A report from engineering company Jacobs has concluded that airport owners and operators need to start planning for the infrastructure and supply of hydrogen as a future fuel for aircraft.
Airports as Catalysts for Decarbonisation provides a roadmap for airports to implement hydrogen fuelling technologies and builds on the company’s recent work for the UK’s Aeronautical Technology Institute FlyZero Report, Airports, Airlines and Airspace – Operations and Hydrogen Infrastructure.
Airports need to start planning, designing and consulting now to be ready for the first hydrogen-fueled aircraft, which Jacob’s believes will be in service by 2035.
The report suggests three ways hydrogen can be integrated into the fuel offered by an airport: liquid hydrogen delivered by truck, a pipeline or on-site production of hydrogen using electrolysis. Combinations of these may be required while scaling up supply of hydrogen, the report suggests.
Eventually, hydrogen gas blending could power heating in terminals and buildings by the mid-2040s eventually moving to 100% hydrogen gas heating in the 2050s, the report also suggests. Hydrogen produced on-site by an airport could also be made available to businesses and local communities.

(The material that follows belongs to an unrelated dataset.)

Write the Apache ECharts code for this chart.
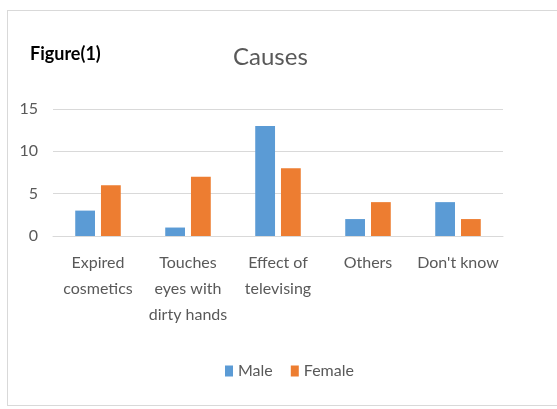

Andrew Gibson, Jacobs’ global solutions director for Aviation said, “Early adoption of fuelling infrastructure is critical to the implementation and success of hydrogen fuelled aircraft.
“Hydrogen has the potential to be a core component for the decarbonization of aviation. Airport operators and owners must build partnerships with local businesses and other transport operators to initiate the use of hydrogen in the immediate term.
“By incrementally building the hydrogen supply and distribution of infrastructure from a short-term starting point, airports can be ready for hydrogen-powered planes as soon as they are commercially viable.”